1/Calculate the total area of the propeller as shown by the shaded region
2/calculate the average temperature of the propeller, given by $T (r, α) = C/r$, where $C$ is a constant.
3/Evaluate the average temperature numerically for a=3, b=1, c=12, d=5 and C=250 where distance is in cm and temperature is Celsius
I got an idea but don't know if it's right and when I ask my friend none of them know how to :( Are you suppose to integrate $r = c + d\cos(3α)$ then minus the hole $r = a + b\cos(4α)$ ?
$${1\over2}\int_0^{2\pi}\int_0^{p+q\cos(n\phi)} r^2\>dr\ d\phi\>,\qquad {1\over2}\int_0^{2\pi}\int_0^{p+q\cos(n\phi)}{C\over r}\> r^2\>dr\ d\phi\ .$$ since the area of the propeller in polar coordinate is: $${\rm d(area)}={1\over2} r^2{\rm d}(r,\phi)\ .$$
If someone help me solve it, it would make my day because I have no idea how to do it! :( I'll thank you if you could solve it! Pretty please.
Hints: Your strategy of subtracting areas is correct.
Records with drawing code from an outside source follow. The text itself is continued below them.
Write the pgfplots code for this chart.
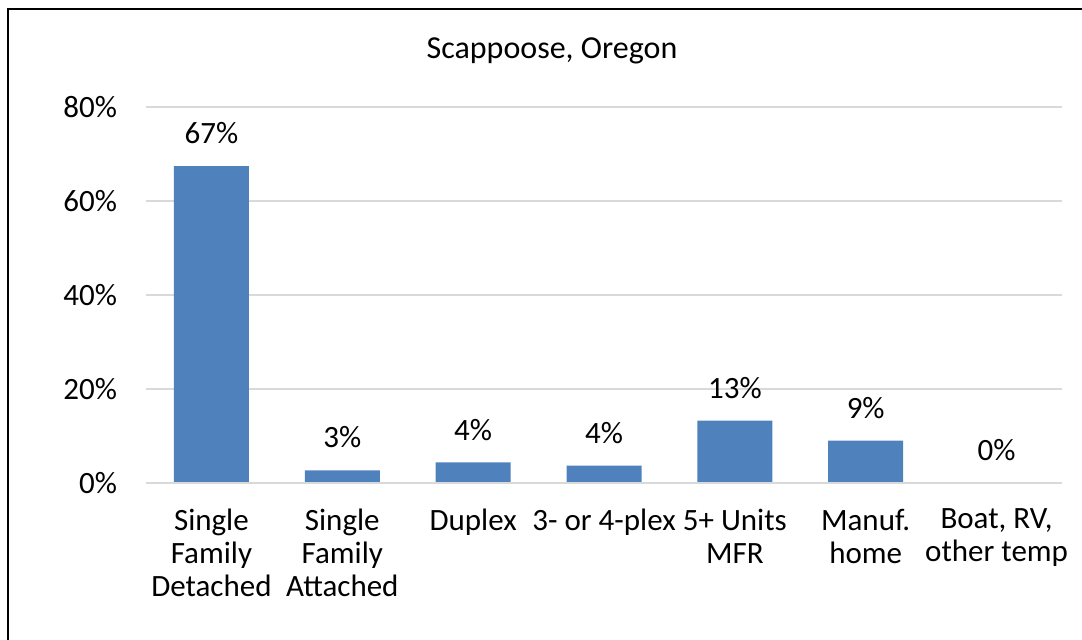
\documentclass[border=0pt]{standalone}
\usepackage{pgfplots}
\pgfplotsset{compat=1.18}
\usepackage{fontspec}
\setmainfont{Carlito}
\definecolor{barblue}{HTML}{4F81BD}
\definecolor{gridgray}{HTML}{D9D9D9}
\begin{document}
\begin{tikzpicture}[x=1pt,y=1pt]
\useasboundingbox (0,0) rectangle (541,319.5);
\draw[line width=1pt,black] (4,-2) -- (4,315) -- (545,315);
\node[font=\fontsize{16}{19}\selectfont] at (276,294) {Scappoose, Oregon};
\begin{axis}[
  at={(73pt,78pt)}, anchor=south west,
  scale only axis, width=458pt, height=188pt,
  xmin=-0.5, xmax=6.5, ymin=0, ymax=80,
  ytick={0,20,40,60,80},
  yticklabels={0\%,20\%,40\%,60\%,80\%},
  xtick={0,1,2,3,4,5,6},
  xticklabels={Single\\Family\\Detached, Single\\Family\\Attached, Duplex, 3- or 4-plex, 5+ Units\\MFR, Manuf.\\home, {Boat, RV,\\other temp}},
  xticklabel style={align=center, font=\fontsize{15.5}{16.5}\selectfont, yshift=-9.5pt},
  yticklabel style={font=\fontsize{15.5}{18}\selectfont, xshift=-11pt},
  major tick length=0pt,
  ymajorgrids, grid style={gridgray, line width=0.75pt},
  axis line style={draw=none},
  axis x line*=bottom, axis y line*=left,
  /pgf/number format/assume math mode=true,
  nodes near coords={\pgfmathprintnumber[fixed,precision=0]{\pgfplotspointmeta}\%},
  nodes near coords style={font=\fontsize{15.5}{18}\selectfont, yshift=7.5pt},
  clip=false,
]
\addplot[ybar, bar width=37.5pt, fill=barblue, draw=none] coordinates {
(0,67.4) (1,2.7) (2,4.4) (3,3.7) (4,13.3) (5,9.0) (6,0)};
\draw[gridgray, line width=0.75pt] (axis cs:-0.5,0) -- (axis cs:6.5,0);
\end{axis}
\end{tikzpicture}
\end{document}
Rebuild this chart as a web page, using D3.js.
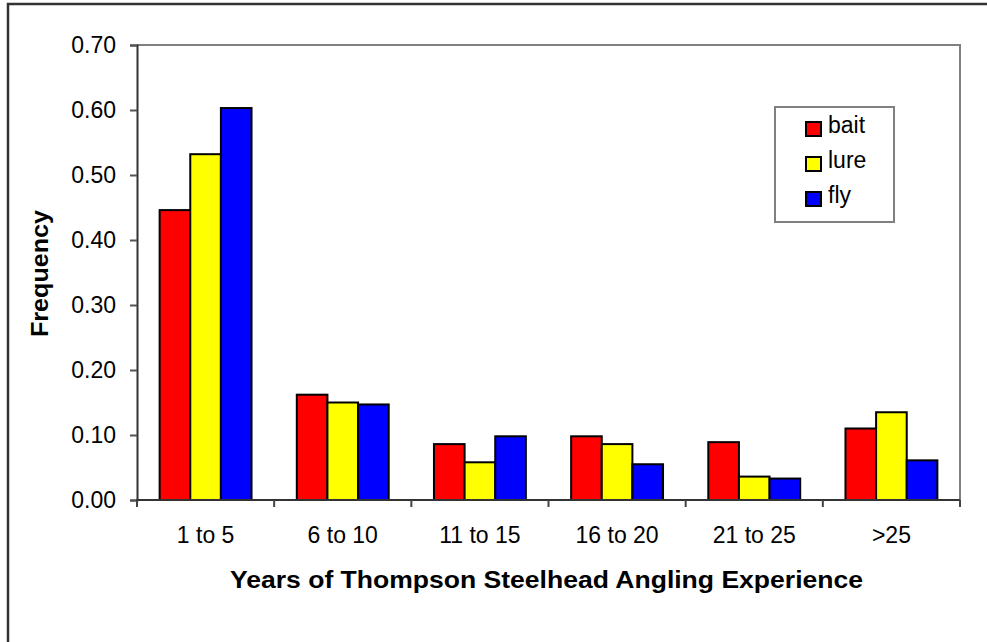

However, it makes the calculation formally simpler to use $$ \int_{0}^{2\pi} \int_{r_{1}(\phi)}^{r_{2}(\phi)} r\, dr\, d\phi = \frac{1}{2} \int_{0}^{2\pi} \bigl(r_{2}(\phi)^{2} - r_{1}(\phi)^{2}\bigr)\, d\phi $$ instead of subtracting integrals. (You have an extra factor of $r$ in your integrands.)
Your set-up for the average temperature is on the right track (loosely, your integral represents "the total temperature" once you remove the extra factor of $r$), but you need to divide by the area to get the average temperature.